Here in the Bay Area, where any proposed change sets off paroxysms of uncompromising opposition, obstructionist bickering about the location, design and size of Gap Inc. founder Don Fisher’s proposed gift of a Presidio art museum is already pushing the planning costs above $1 million — a one-third increase in the past six months.
An amended budget from the Presidio Trust shows $1.02 million will be spent on the project by 2011, including $434,000 this year. The money comes from park tenant lease payments that could otherwise be spent on improvements to the vast, nationally designated park.
It was 2007 when Fisher and his wife first offered The City a 100,000-square-foot, two-story museum in the heart of the Presidio, where he had been on the Trust board. Predictably, this remarkable offer soon became mired in reflexive minority opposition. Preservationists complained the building’s architecture would compromise the historic Parade Ground. Neighborhood activists complained of possible traffic problems, the museum’s large size and a proposed demolition of some undistinguished buildings.
The Trust ruled in August that the gift museum would hurt the historical military appearance of the Main Post. Fisher was ordered to scale back or move the project, which he agreed to do. The latest rise in planning costs is due to museum plans and additional public meetings.

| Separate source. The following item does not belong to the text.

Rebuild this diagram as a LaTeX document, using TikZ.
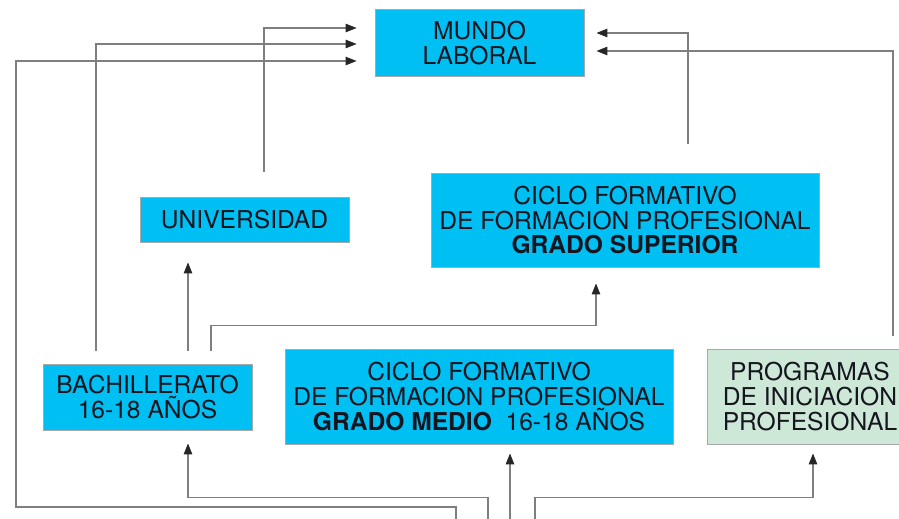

New renderings show a scaled-back museum design with 40,000 square feet of subterranean space, 30,000 square feet above ground and no historic buildings demolished. Even before the design was shown, the Presidio Historical Society pledged to continue opposing any new art museum because “it’s not legitimate to build such a thing in a
national park.”
Since the die-hard resistance will never be satisfied with any rational compromise, The Examiner urges the public to demand that the Trust board get behind this new downsized museum structure and just get it built — before Fisher’s irreplaceable modern-art treasures leave town for more welcoming climes.